#### Record extracts

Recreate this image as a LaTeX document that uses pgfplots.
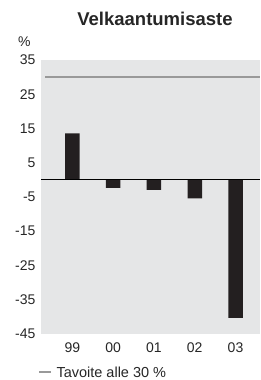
\documentclass[border=0pt]{standalone}
\usepackage{pgfplots}
\pgfplotsset{compat=1.18}
\usepackage{fontspec}
\setmainfont{Liberation Sans}
\definecolor{bg}{HTML}{E5E6E7}
\definecolor{barc}{HTML}{231F20}
\definecolor{tgt}{HTML}{999999}
\begin{document}
\begin{tikzpicture}[x=1pt,y=1pt]
\path[use as bounding box] (0,0) rectangle (260,380);
\begin{axis}[
  at={(41pt,46pt)}, anchor=south west,
  scale only axis, width=219pt, height=274pt,
  xmin=-0.77, xmax=4.6, ymin=-45, ymax=35,
  axis background/.style={fill=bg},
  axis line style={draw=none},
  major tick length=0pt,
  ytick={-45,-35,...,35},
  xtick={0,1,2,3,4},
  xticklabels={99,00,01,02,03},
  ticklabel style={font=\fontsize{14}{16}\selectfont, text=black!85},
  /pgf/number format/assume math mode=true,
  yticklabel style={xshift=-2pt},
  xticklabel style={yshift=-5pt},
  clip=false,
]
\addplot[ybar, bar width=14.5pt, bar shift=0pt, fill=barc, draw=none] coordinates {(0,13.6) (1,-2.3) (2,-2.9) (3,-5.4) (4,-40.3)};
\addplot[tgt, line width=1.8pt] coordinates {(-0.67,30) (4.6,30)};
\addplot[black, line width=0.9pt] coordinates {(-0.77,0) (4.6,0)};
\end{axis}
\node[font=\bfseries\fontsize{18.5}{20}\selectfont, text=black!85] at (155,361) {Velkaantumisaste};
\node[font=\fontsize{14}{16}\selectfont, text=black!85, anchor=east] at (34,338) {\%};
\draw[tgt, line width=1.2pt] (39,8) -- (51,8);
\node[font=\fontsize{14.5}{17}\selectfont, text=black!85, anchor=west] at (53,7.5) {Tavoite alle 30 \%};
\end{tikzpicture}
\end{document}
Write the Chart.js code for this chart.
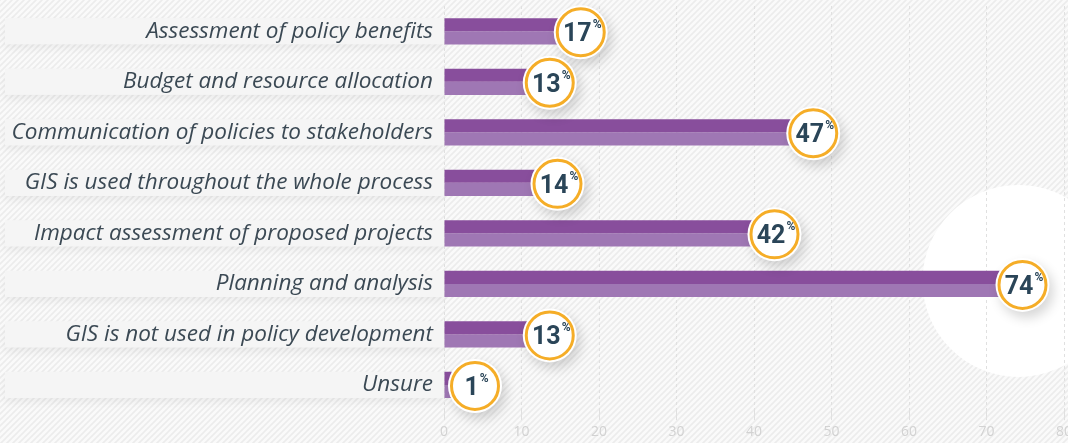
<!DOCTYPE html>
<html>
<head>
<meta charset="utf-8">
<script src="https://cdn.jsdelivr.net/npm/chart.js@4.4.1/dist/chart.umd.min.js"></script>
<style>
  body { margin: 0; background: #fff; }
  #wrap { width: 1068px; height: 443px; position: relative; }
</style>
</head>
<body>
<div id="wrap"><canvas id="gisChart"></canvas></div>
<script>
const categories = [
  'Assessment of policy benefits',
  'Budget and resource allocation',
  'Communication of policies to stakeholders',
  'GIS is used throughout the whole process',
  'Impact assessment of proposed projects',
  'Planning and analysis',
  'GIS is not used in policy development',
  'Unsure'
];
const shares = [17, 13, 47, 14, 42, 74, 13, 1];
const axisMax = 80;
const axisStep = 10;

function stripePattern(ctx) {
  const c = document.createElement('canvas');
  c.width = 6; c.height = 6;
  const p = c.getContext('2d');
  p.fillStyle = '#fafafa';
  p.fillRect(0, 0, 6, 6);
  p.strokeStyle = '#ececec';
  p.lineWidth = 1.6;
  p.beginPath();
  p.moveTo(-1, 7); p.lineTo(7, -1);
  p.moveTo(-1, 1); p.lineTo(1, -1);
  p.moveTo(5, 7); p.lineTo(7, 5);
  p.stroke();
  return ctx.createPattern(c, 'repeat');
}

function badgeX(chart, i) {
  const xs = chart.scales.x;
  return Math.max(xs.getPixelForValue(shares[i]) + 5, chart.chartArea.left + 31);
}
function rowY(chart, i) {
  const a = chart.getDatasetMeta(0).data[i];
  const b = chart.getDatasetMeta(1).data[i];
  return { top: a.y - a.height / 2, bottom: b.y + b.height / 2, mid: (a.y + b.y) / 2 };
}

const decor = {
  id: 'decor',
  beforeDraw(chart) {
    const ctx = chart.ctx;
    ctx.save();
    ctx.fillStyle = stripePattern(ctx);
    ctx.fillRect(0, 0, chart.width, chart.height);
    // soft white disc behind the largest value
    const top = shares.indexOf(Math.max(...shares));
    const r = rowY(chart, top);
    ctx.fillStyle = '#ffffff';
    ctx.beginPath();
    ctx.arc(badgeX(chart, top) - 4, r.mid - 3, 96, 0, Math.PI * 2);
    ctx.fill();
    // label bands
    categories.forEach((c, i) => {
      const y = rowY(chart, i);
      ctx.shadowColor = 'rgba(0,0,0,0.06)';
      ctx.shadowBlur = 8;
      ctx.shadowOffsetY = 4;
      ctx.fillStyle = '#f5f5f5';
      ctx.fillRect(5, y.top, chart.chartArea.left - 5, y.bottom - y.top);
    });
    ctx.restore();
  },
  afterDatasetsDraw(chart) {
    const ctx = chart.ctx;
    shares.forEach((v, i) => {
      const cx = badgeX(chart, i);
      const cy = rowY(chart, i).mid + 1;
      ctx.save();
      ctx.shadowColor = 'rgba(0,0,0,0.16)';
      ctx.shadowBlur = 12;
      ctx.shadowOffsetX = 4;
      ctx.shadowOffsetY = 6;
      ctx.fillStyle = '#ffffff';
      ctx.beginPath();
      ctx.arc(cx, cy, 27, 0, Math.PI * 2);
      ctx.fill();
      ctx.restore();
      ctx.save();
      ctx.strokeStyle = '#f5ad27';
      ctx.lineWidth = 3;
      ctx.beginPath();
      ctx.arc(cx, cy, 23.5, 0, Math.PI * 2);
      ctx.stroke();
      const num = String(v);
      ctx.font = 'bold 25px Roboto';
      const w = ctx.measureText(num).width;
      ctx.font = 'bold 12px Roboto';
      const pw = ctx.measureText('%').width;
      const x0 = cx - (w + pw) / 2 + 1;
      ctx.fillStyle = '#2a4558';
      ctx.textBaseline = 'alphabetic';
      ctx.textAlign = 'left';
      ctx.font = 'bold 25px Roboto';
      ctx.fillText(num, x0, cy + 9);
      ctx.font = 'bold 12px Roboto';
      ctx.fillText('%', x0 + w + 1, cy - 4);
      ctx.restore();
    });
  }
};

new Chart(document.getElementById('gisChart').getContext('2d'), {
  type: 'bar',
  data: {
    labels: categories,
    datasets: [
      { data: shares, backgroundColor: '#884e9c', categoryPercentage: 0.52, barPercentage: 1 },
      { data: shares, backgroundColor: '#9f77b4', categoryPercentage: 0.52, barPercentage: 1 }
    ]
  },
  options: {
    indexAxis: 'y',
    responsive: true,
    maintainAspectRatio: false,
    animation: false,
    layout: { padding: { top: 6, bottom: 0, right: 0, left: 0 } },
    plugins: { legend: { display: false }, tooltip: { enabled: false } },
    scales: {
      x: {
        min: 0,
        max: axisMax,
        ticks: { stepSize: axisStep, color: '#d2d2d2', font: { family: 'Open Sans', size: 14 }, padding: 3 },
        grid: { color: '#e0e0e0', tickLength: 10 },
        border: { display: false, dash: [3, 3] },
        afterFit(scale) { scale.paddingRight = 4; }
      },
      y: {
        grid: { display: false, drawTicks: false, tickLength: 0 },
        border: { display: false },
        ticks: { color: '#3b4954', font: { family: 'Open Sans', size: 22.5, style: 'italic' }, padding: 11 },
        afterFit(scale) {
          scale.width = 444;
          scale.paddingTop = 0;
          scale.paddingBottom = 0;
        }
      }
    }
  },
  plugins: [decor]
});
</script>
</body>
</html>
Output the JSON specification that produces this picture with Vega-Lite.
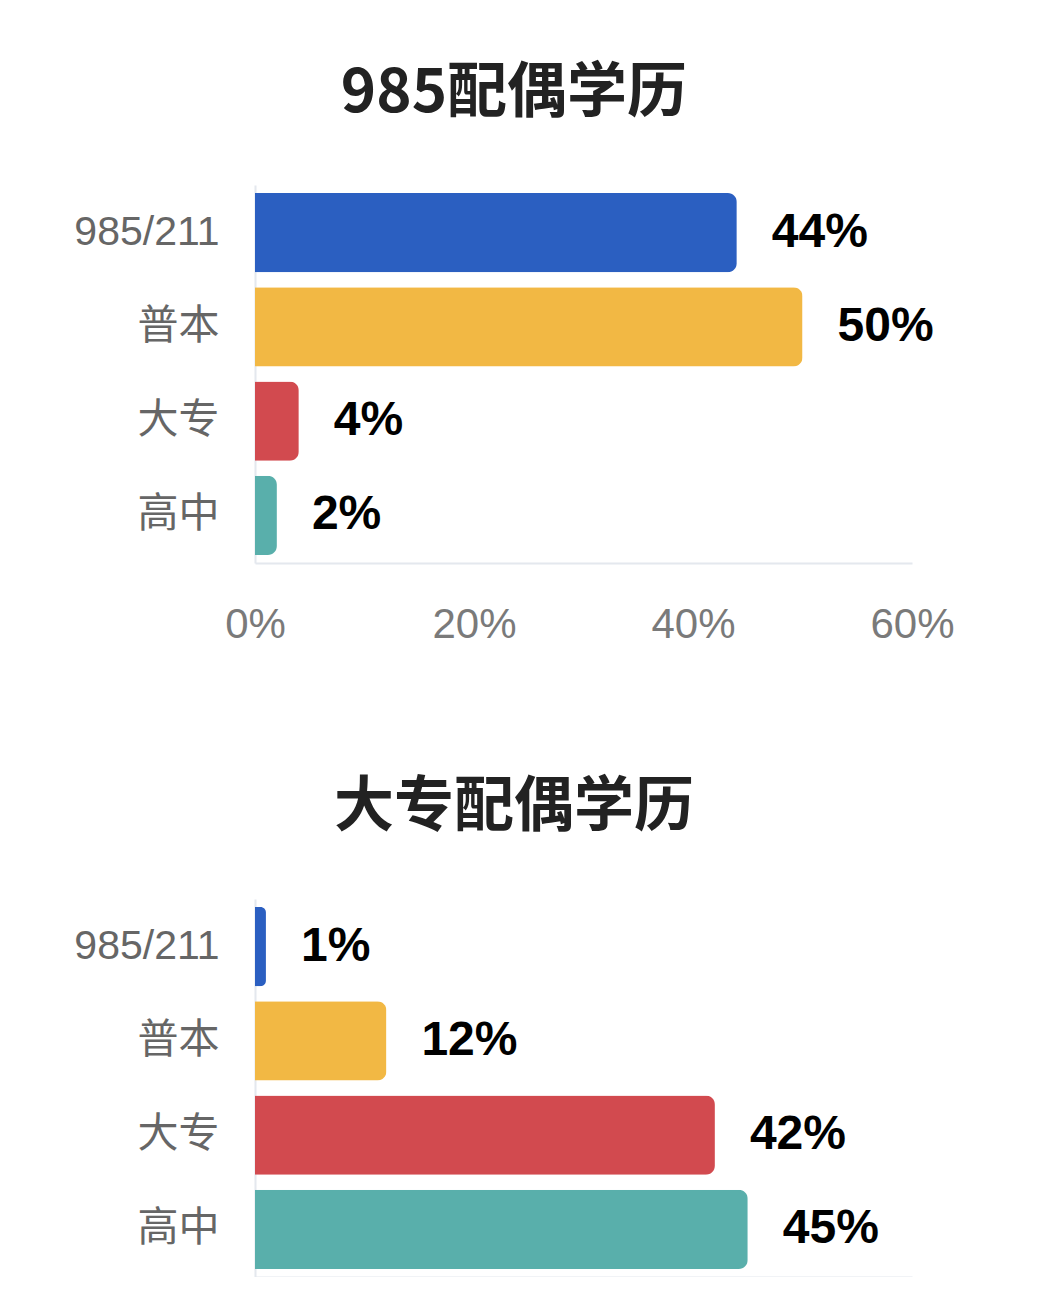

########

All of the entries above should be copied exactly, except for the pictures.

Recreate this image as a LaTeX document that uses pgfplots.
\documentclass[border=0pt]{standalone}
\usepackage{pgfplots}
\pgfplotsset{compat=1.18}
\usepackage{fontspec}
\setmainfont{Liberation Sans}
\definecolor{bg}{HTML}{E5E6E7}
\definecolor{barc}{HTML}{231F20}
\definecolor{tgt}{HTML}{999999}
\begin{document}
\begin{tikzpicture}[x=1pt,y=1pt]
\path[use as bounding box] (0,0) rectangle (260,380);
\begin{axis}[
  at={(41pt,46pt)}, anchor=south west,
  scale only axis, width=219pt, height=274pt,
  xmin=-0.77, xmax=4.6, ymin=-45, ymax=35,
  axis background/.style={fill=bg},
  axis line style={draw=none},
  major tick length=0pt,
  ytick={-45,-35,...,35},
  xtick={0,1,2,3,4},
  xticklabels={99,00,01,02,03},
  ticklabel style={font=\fontsize{14}{16}\selectfont, text=black!85},
  /pgf/number format/assume math mode=true,
  yticklabel style={xshift=-2pt},
  xticklabel style={yshift=-5pt},
  clip=false,
]
\addplot[ybar, bar width=14.5pt, bar shift=0pt, fill=barc, draw=none] coordinates {(0,13.6) (1,-2.3) (2,-2.9) (3,-5.4) (4,-40.3)};
\addplot[tgt, line width=1.8pt] coordinates {(-0.67,30) (4.6,30)};
\addplot[black, line width=0.9pt] coordinates {(-0.77,0) (4.6,0)};
\end{axis}
\node[font=\bfseries\fontsize{18.5}{20}\selectfont, text=black!85] at (155,361) {Velkaantumisaste};
\node[font=\fontsize{14}{16}\selectfont, text=black!85, anchor=east] at (34,338) {\%};
\draw[tgt, line width=1.2pt] (39,8) -- (51,8);
\node[font=\fontsize{14.5}{17}\selectfont, text=black!85, anchor=west] at (53,7.5) {Tavoite alle 30 \%};
\end{tikzpicture}
\end{document}
Write the Chart.js code for this chart.
<!DOCTYPE html>
<html>
<head>
<meta charset="utf-8">
<script src="https://cdn.jsdelivr.net/npm/chart.js@4.4.1/dist/chart.umd.min.js"></script>
<style>
  body { margin: 0; background: #fff; }
  #wrap { width: 1068px; height: 443px; position: relative; }
</style>
</head>
<body>
<div id="wrap"><canvas id="gisChart"></canvas></div>
<script>
const categories = [
  'Assessment of policy benefits',
  'Budget and resource allocation',
  'Communication of policies to stakeholders',
  'GIS is used throughout the whole process',
  'Impact assessment of proposed projects',
  'Planning and analysis',
  'GIS is not used in policy development',
  'Unsure'
];
const shares = [17, 13, 47, 14, 42, 74, 13, 1];
const axisMax = 80;
const axisStep = 10;

function stripePattern(ctx) {
  const c = document.createElement('canvas');
  c.width = 6; c.height = 6;
  const p = c.getContext('2d');
  p.fillStyle = '#fafafa';
  p.fillRect(0, 0, 6, 6);
  p.strokeStyle = '#ececec';
  p.lineWidth = 1.6;
  p.beginPath();
  p.moveTo(-1, 7); p.lineTo(7, -1);
  p.moveTo(-1, 1); p.lineTo(1, -1);
  p.moveTo(5, 7); p.lineTo(7, 5);
  p.stroke();
  return ctx.createPattern(c, 'repeat');
}

function badgeX(chart, i) {
  const xs = chart.scales.x;
  return Math.max(xs.getPixelForValue(shares[i]) + 5, chart.chartArea.left + 31);
}
function rowY(chart, i) {
  const a = chart.getDatasetMeta(0).data[i];
  const b = chart.getDatasetMeta(1).data[i];
  return { top: a.y - a.height / 2, bottom: b.y + b.height / 2, mid: (a.y + b.y) / 2 };
}

const decor = {
  id: 'decor',
  beforeDraw(chart) {
    const ctx = chart.ctx;
    ctx.save();
    ctx.fillStyle = stripePattern(ctx);
    ctx.fillRect(0, 0, chart.width, chart.height);
    // soft white disc behind the largest value
    const top = shares.indexOf(Math.max(...shares));
    const r = rowY(chart, top);
    ctx.fillStyle = '#ffffff';
    ctx.beginPath();
    ctx.arc(badgeX(chart, top) - 4, r.mid - 3, 96, 0, Math.PI * 2);
    ctx.fill();
    // label bands
    categories.forEach((c, i) => {
      const y = rowY(chart, i);
      ctx.shadowColor = 'rgba(0,0,0,0.06)';
      ctx.shadowBlur = 8;
      ctx.shadowOffsetY = 4;
      ctx.fillStyle = '#f5f5f5';
      ctx.fillRect(5, y.top, chart.chartArea.left - 5, y.bottom - y.top);
    });
    ctx.restore();
  },
  afterDatasetsDraw(chart) {
    const ctx = chart.ctx;
    shares.forEach((v, i) => {
      const cx = badgeX(chart, i);
      const cy = rowY(chart, i).mid + 1;
      ctx.save();
      ctx.shadowColor = 'rgba(0,0,0,0.16)';
      ctx.shadowBlur = 12;
      ctx.shadowOffsetX = 4;
      ctx.shadowOffsetY = 6;
      ctx.fillStyle = '#ffffff';
      ctx.beginPath();
      ctx.arc(cx, cy, 27, 0, Math.PI * 2);
      ctx.fill();
      ctx.restore();
      ctx.save();
      ctx.strokeStyle = '#f5ad27';
      ctx.lineWidth = 3;
      ctx.beginPath();
      ctx.arc(cx, cy, 23.5, 0, Math.PI * 2);
      ctx.stroke();
      const num = String(v);
      ctx.font = 'bold 25px Roboto';
      const w = ctx.measureText(num).width;
      ctx.font = 'bold 12px Roboto';
      const pw = ctx.measureText('%').width;
      const x0 = cx - (w + pw) / 2 + 1;
      ctx.fillStyle = '#2a4558';
      ctx.textBaseline = 'alphabetic';
      ctx.textAlign = 'left';
      ctx.font = 'bold 25px Roboto';
      ctx.fillText(num, x0, cy + 9);
      ctx.font = 'bold 12px Roboto';
      ctx.fillText('%', x0 + w + 1, cy - 4);
      ctx.restore();
    });
  }
};

new Chart(document.getElementById('gisChart').getContext('2d'), {
  type: 'bar',
  data: {
    labels: categories,
    datasets: [
      { data: shares, backgroundColor: '#884e9c', categoryPercentage: 0.52, barPercentage: 1 },
      { data: shares, backgroundColor: '#9f77b4', categoryPercentage: 0.52, barPercentage: 1 }
    ]
  },
  options: {
    indexAxis: 'y',
    responsive: true,
    maintainAspectRatio: false,
    animation: false,
    layout: { padding: { top: 6, bottom: 0, right: 0, left: 0 } },
    plugins: { legend: { display: false }, tooltip: { enabled: false } },
    scales: {
      x: {
        min: 0,
        max: axisMax,
        ticks: { stepSize: axisStep, color: '#d2d2d2', font: { family: 'Open Sans', size: 14 }, padding: 3 },
        grid: { color: '#e0e0e0', tickLength: 10 },
        border: { display: false, dash: [3, 3] },
        afterFit(scale) { scale.paddingRight = 4; }
      },
      y: {
        grid: { display: false, drawTicks: false, tickLength: 0 },
        border: { display: false },
        ticks: { color: '#3b4954', font: { family: 'Open Sans', size: 22.5, style: 'italic' }, padding: 11 },
        afterFit(scale) {
          scale.width = 444;
          scale.paddingTop = 0;
          scale.paddingBottom = 0;
        }
      }
    }
  },
  plugins: [decor]
});
</script>
</body>
</html>
Output the JSON specification that produces this picture with Vega-Lite.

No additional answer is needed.